Le beurre et les poulets furent gardés pour le déjeuner du lendemain.

Mais une bouteille de vin vieux trépassa au dîner ; je n’ai rien à lui souhaiter, la bénédiction du Seigneur était avec elle.

Le dîner fini, selon la promesse faite, je pris Kalino avec moi, pour me servir d’interprète. Je laissai Moynet faisant un croquis du bonhomme de sept ans, avec son kangiar, ou plutôt du kangiar avec son bonhomme de sept ans, et je me hasardai dans une espèce de marais où j’avais de la boue jusqu’à mi-jambes.

C’était la principale rue de Kisslarr.

Je n’avais pas fait dix pas que je me sentis tirer par le pan de ma redingote. — J’appelle ainsi le vêtement que j’avais adopté, faute de lui trouver un nom convenable. — Je me retournai.

C’était notre jeune hôte qui, devenu plein de prévenances, me faisait observer, en mauvais russe mêlé de tatar, que je sortais sans être armé.

Kalino me traduisit l’observation.

En effet, je sortais sans être armé ; il était quatre heures de l’après-midi et il faisait grand jour, je croyais donc ne pas commettre une imprudence.

Je voulais continuer ma route sans tenir compte de ses avis ; mais il insista avec tant d’obstination, que ne voyant aucun motif à ce bonhomme pour se moquer de nous, je cédai à son insistance.

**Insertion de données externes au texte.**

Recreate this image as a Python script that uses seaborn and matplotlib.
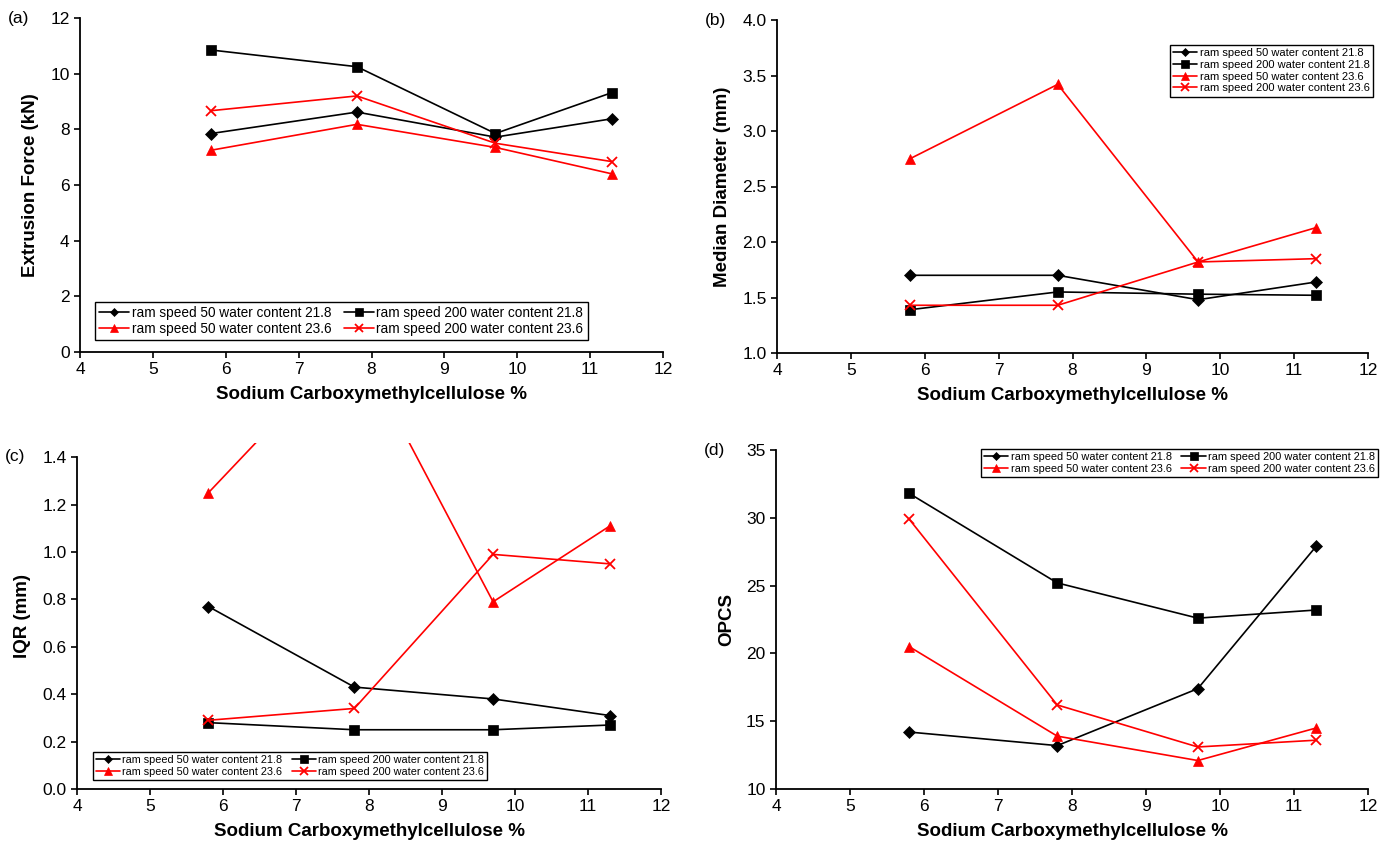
import numpy as np
import pandas as pd
import seaborn as sns
import matplotlib
matplotlib.use("Agg")
import matplotlib.pyplot as plt
from matplotlib.ticker import FormatStrFormatter

sns.set_theme(style="white")
plt.rcParams['font.family'] = ['Liberation Sans', 'DejaVu Sans']
plt.rcParams['text.color'] = 'black'
plt.rcParams['axes.labelcolor'] = 'black'
plt.rcParams['xtick.color'] = 'black'
plt.rcParams['ytick.color'] = 'black'

# ---------------- data ----------------
cmc = [5.8, 7.8, 9.7, 11.3]
series_names = ["ram speed 50 water content 21.8",
                "ram speed 200 water content 21.8",
                "ram speed 50 water content 23.6",
                "ram speed 200 water content 23.6"]

force_50_218 = [7.85, 8.62, 7.72, 8.38]
force_200_218 = [10.85, 10.25, 7.85, 9.32]
force_50_236 = [7.25, 8.18, 7.35, 6.40]
force_200_236 = [8.67, 9.20, 7.50, 6.84]

diam_50_218 = [1.70, 1.70, 1.48, 1.64]
diam_200_218 = [1.39, 1.55, 1.53, 1.52]
diam_50_236 = [2.75, 3.42, 1.82, 2.13]
diam_200_236 = [1.43, 1.43, 1.82, 1.85]

iqr_50_218 = [0.77, 0.43, 0.38, 0.31]
iqr_200_218 = [0.28, 0.25, 0.25, 0.27]
iqr_50_236 = [1.25, 1.90, 0.79, 1.11]
iqr_200_236 = [0.29, 0.34, 0.99, 0.95]

opcs_50_218 = [14.2, 13.2, 17.4, 27.9]
opcs_200_218 = [31.8, 25.2, 22.6, 23.2]
opcs_50_236 = [20.5, 13.9, 12.1, 14.5]
opcs_200_236 = [29.9, 16.2, 13.1, 13.6]

x_ticks = [4, 5, 6, 7, 8, 9, 10, 11, 12]
xlabel = "Sodium Carboxymethylcellulose %"

styles = [("black", "D", 6), ("black", "s", 7), ("red", "^", 7.5), ("red", "x", 7.5)]

W, H = 1393, 844
fig = plt.figure(figsize=(W / 100, H / 100), dpi=100)


def px_axes(l, r, t, b):
    return fig.add_axes([l / W, 1 - b / H, (r - l) / W, (b - t) / H])


panels = [
    dict(rect=(80, 663, 18, 352), data=[force_50_218, force_200_218, force_50_236, force_200_236],
         ylim=(0, 12), yticks=np.arange(0, 12.1, 2), fmt="%d", ylabel="Extrusion Force (kN)", tag="(a)",
         leg=dict(loc="lower left", bbox_to_anchor=(0.026, 0.036), ncol=2, fontsize=9.8)),
    dict(rect=(777, 1368, 20, 353), data=[diam_50_218, diam_200_218, diam_50_236, diam_200_236],
         ylim=(1.0, 4.0), yticks=np.arange(1.0, 4.01, 0.5), fmt="%.1f", ylabel="Median Diameter (mm)", tag="(b)",
         leg=dict(loc="upper right", bbox_to_anchor=(1.008, 0.925), ncol=1, fontsize=8.0)),
    dict(rect=(77, 661, 443, 789), data=[iqr_50_218, iqr_200_218, iqr_50_236, iqr_200_236],
         ylim=(0, 1.46), yticks=np.arange(0, 1.41, 0.2), fmt="%.1f", ylabel="IQR (mm)", tag="(c)",
         spine_top=1.4,
         leg=dict(loc="lower left", bbox_to_anchor=(0.027, 0.026), ncol=2, fontsize=7.8)),
    dict(rect=(776, 1368, 450, 789), data=[opcs_50_218, opcs_200_218, opcs_50_236, opcs_200_236],
         ylim=(10, 35), yticks=np.arange(10, 35.1, 5), fmt="%d", ylabel="OPCS", tag="(d)",
         leg=dict(loc="upper right", bbox_to_anchor=(1.017, 1.003), ncol=2, fontsize=7.9)),
]

for p in panels:
    ax = px_axes(*p["rect"])
    for vals, name, (c, m, ms) in zip(p["data"], series_names, styles):
        df = pd.DataFrame({"x": cmc, "y": vals})
        sns.lineplot(data=df, x="x", y="y", ax=ax, color=c, marker=m, markersize=ms,
                     markeredgecolor=c, markerfacecolor=c, markeredgewidth=1.3 if m == "x" else 0.5,
                     linewidth=1.2, label=name)
    ax.set_xlim(4, 12)
    ax.set_ylim(*p["ylim"])
    ax.set_xticks(x_ticks)
    ax.set_yticks(p["yticks"])
    ax.yaxis.set_major_formatter(FormatStrFormatter(p["fmt"]))
    for s in ["top", "right"]:
        ax.spines[s].set_visible(False)
    for s in ["left", "bottom"]:
        ax.spines[s].set_color("black")
        ax.spines[s].set_linewidth(1.3)
    if "spine_top" in p:
        ax.spines["left"].set_bounds(p["ylim"][0], p["spine_top"])
    ax.tick_params(axis="both", direction="out", length=4, width=1.2, colors="black",
                   labelsize=12.5, left=True, bottom=True)
    ax.set_xlabel(xlabel, fontsize=13.5, fontweight="bold", labelpad=6)
    ax.set_ylabel(p["ylabel"], fontsize=13.5, fontweight="bold", labelpad=8)
    handles, labels = ax.get_legend_handles_labels()
    if p["leg"]["ncol"] == 2:
        order = [0, 2, 1, 3]  # row-wise filling like the original
        handles = [handles[i] for i in order]
        labels = [labels[i] for i in order]
    leg = ax.legend(handles, labels, frameon=True, fancybox=False, framealpha=1, edgecolor="black",
                    handlelength=2.2, handletextpad=0.2, columnspacing=0.9, borderpad=0.3,
                    labelspacing=0.15, borderaxespad=0, markerscale=0.75, **p["leg"])
    leg.get_frame().set_linewidth(1.0)
    l, r, t, b = p["rect"]
    fig.text((l - 72) / W, 1 - (t if p["tag"] != "(c)" else t + 14) / H, p["tag"],
             fontsize=12.5, ha="left", va="center")

fig.savefig("out.png", dpi=100)
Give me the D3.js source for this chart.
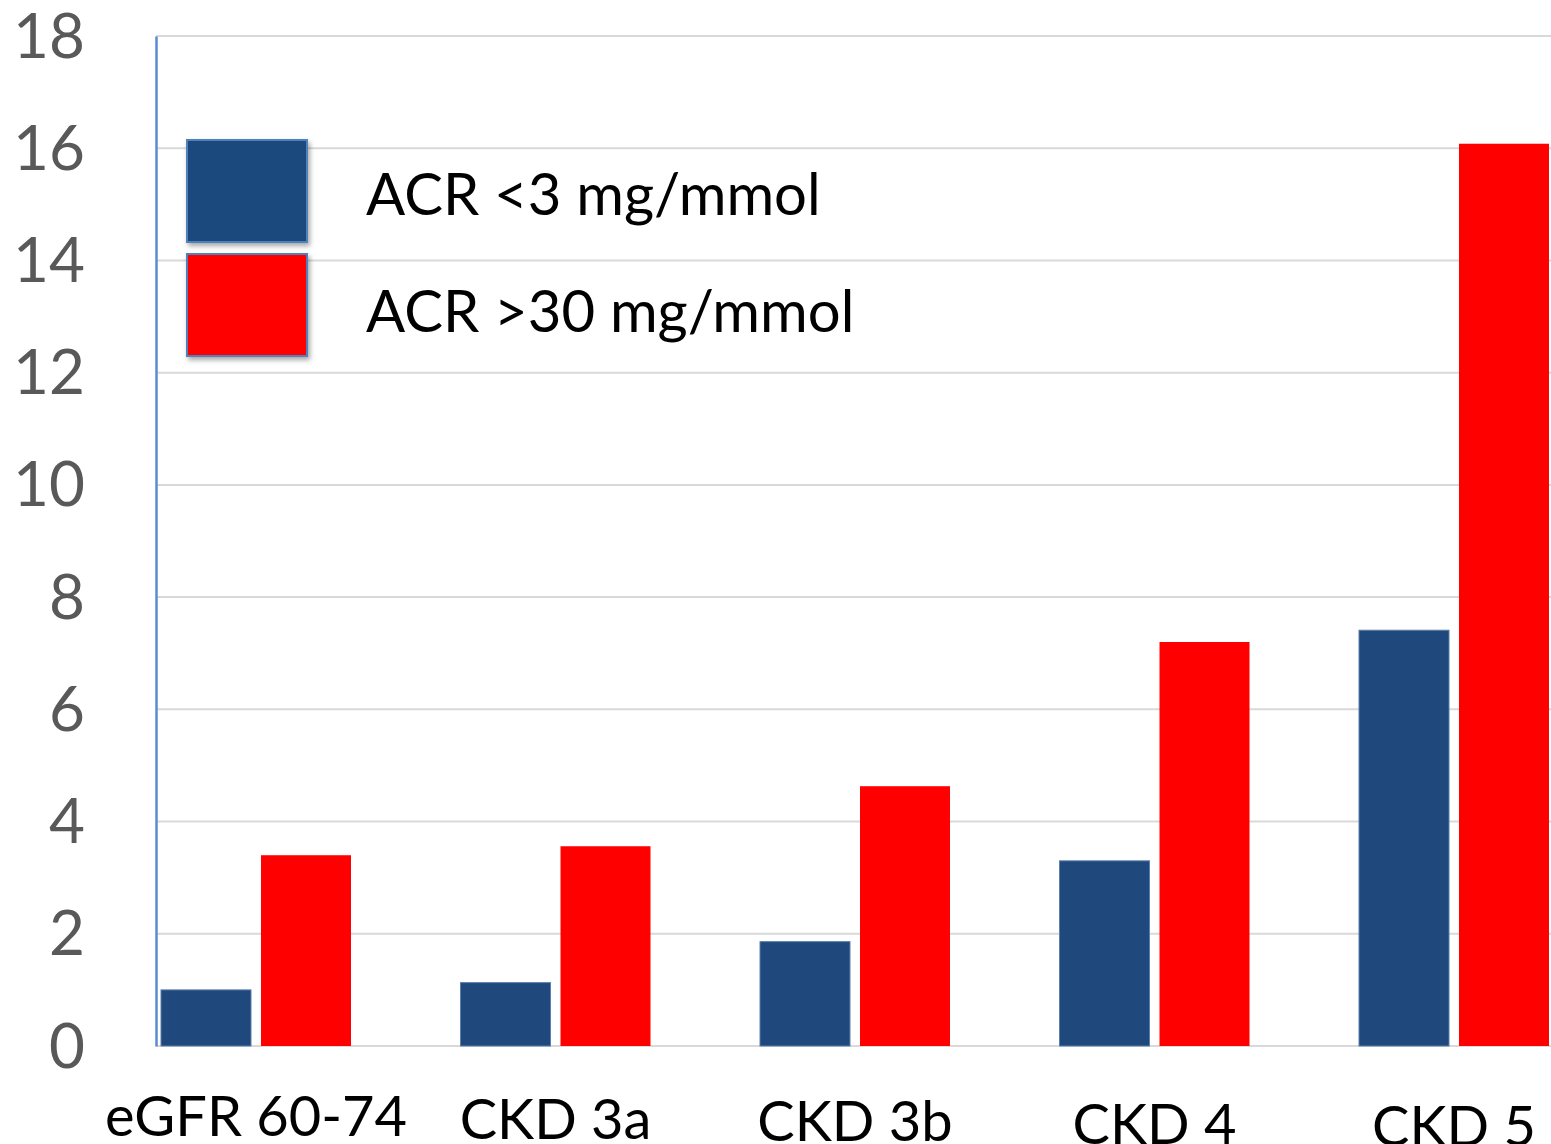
<!DOCTYPE html>
<html>
<head>
<meta charset="utf-8">
<script src="https://cdn.jsdelivr.net/npm/d3@7"></script>
<style>
  body { margin: 0; background: #fff; }
  text { font-family: Lato, "Open Sans", sans-serif; }
</style>
</head>
<body>
<div id="chart_container"></div>
<script>
const categories = ["eGFR 60-74", "CKD 3a", "CKD 3b", "CKD 4", "CKD 5"]
const series = ["ACR <3 mg/mmol", "ACR >30 mg/mmol"]
const acrLow = [1.0, 1.13, 1.86, 3.3, 7.41]
const acrHigh = [3.4, 3.56, 4.63, 7.2, 16.08]
const yTicks = [0, 2, 4, 6, 8, 10, 12, 14, 16, 18]
const COLORS = ["#1f497d", "#ff0000"]

let width = 1551, height = 1144;
let svg = d3.select("#chart_container").append("svg").attr("width", width).attr("height", height);

let defs = svg.append("defs")
defs.append("filter").attr("id", "shadow").attr("x", "-20%").attr("y", "-20%").attr("width", "150%").attr("height", "150%")
    .append("feDropShadow").attr("dx", 2).attr("dy", 3).attr("stdDeviation", 2.5).attr("flood-color", "#000").attr("flood-opacity", 0.35)

let y = d3.scaleLinear().domain([0, 18]).range([1046, 36]);

// plot area is clipped on the right in the original, so the bands run past the svg edge
let x0 = d3.scaleBand().domain(categories).range([106.25, 106.25 + 5 * 299.5]).paddingInner(109.5 / 299.5).paddingOuter(109.5 / 299.5 / 2);
let x1 = d3.scaleBand().domain(series).range([0, x0.bandwidth()]).paddingInner(0.1);

// gridlines
svg.append("g").selectAll("line").data(yTicks).join("line")
    .attr("x1", 156).attr("x2", width)
    .attr("y1", d => y(d)).attr("y2", d => y(d))
    .attr("stroke", "#d9d9d9").attr("stroke-width", 2)

// y axis
let yAxis = d3.axisLeft(y).tickValues(yTicks).tickSize(0).tickPadding(71)
let ga = svg.append("g").attr("transform", "translate(156,0)").call(yAxis)
ga.select(".domain").attr("stroke", "#5b8bd0").attr("stroke-width", 2.5)
ga.selectAll("text").attr("font-size", "62px").attr("fill", "#595959").attr("dy", "0.34em")
    .style("font-family", "Lato, 'Open Sans', sans-serif")

// bars
let rows = categories.map((c, i) => ({ cat: c, values: [acrLow[i], acrHigh[i]] }))
let groups = svg.append("g").selectAll("g").data(rows).join("g")
    .attr("transform", d => "translate(" + x0(d.cat) + ",0)")

groups.selectAll("rect").data(d => d.values.map((v, j) => ({ s: series[j], v: v, j: j }))).join("rect")
    .attr("x", d => x1(d.s))
    .attr("y", d => y(d.v))
    .attr("width", x1.bandwidth())
    .attr("height", d => y(0) - y(d.v))
    .attr("fill", d => COLORS[d.j])
    .attr("stroke", d => d.j == 0 ? "#5d7fab" : "none")
    .attr("stroke-width", 1)

// category labels
svg.append("g").selectAll("text").data(categories).join("text")
    .text(d => d)
    .attr("x", d => x0(d) + x0.bandwidth() / 2)
    .attr("y", (d, i) => 1136 + i * 2.5)
    .attr("text-anchor", "middle")
    .attr("font-size", "56px")
    .attr("fill", "#000")

// legend
let legend = svg.append("g").selectAll("g").data(series).join("g")
    .attr("transform", (d, i) => "translate(187," + (140 + i * 114) + ")")

legend.append("rect")
    .attr("width", 120).attr("height", 102)
    .attr("fill", (d, i) => COLORS[i])
    .attr("stroke", "#4f81bd").attr("stroke-width", 2)
    .attr("filter", "url(#shadow)")

legend.append("text")
    .text(d => d)
    .attr("x", 179).attr("y", (d, i) => 75 + i * 3)
    .attr("font-size", "58px")
    .attr("fill", "#000")
</script>
</body>
</html>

Je rentrai ; je mis à ma ceinture un poignard du Khorassan, long de quinze pouces, que j’avais acheté à Astrakkan, et que je portais en voyage, mais que je croyais inutile de porter en ville. Kalino prit un grand sabre français qui lui venait de son père, lequel l’avait récolté sur le champ de bataille de Montmirail, et sans écouter cette fois les observations de notre jeune hôte, qui voulait que nous ajoutassions à cet accoutrement déjà formidable chacun un fusil à deux coups, nous quittâmes la maison, en faisant part à Moynet du danger, et en l’invitant à veiller non-seulement sur les effets, mais encore sur lui-même.

  1. Postillon.
  2. Ordre de prendre des chevaux.
  3. Feuille ouverte, ou blanc seing, c’est-à-dire autorisation de réclamer des escortes.
  4. Jeune étudiant russe que le recteur de l’université de Moscou m’avait donné comme interprète.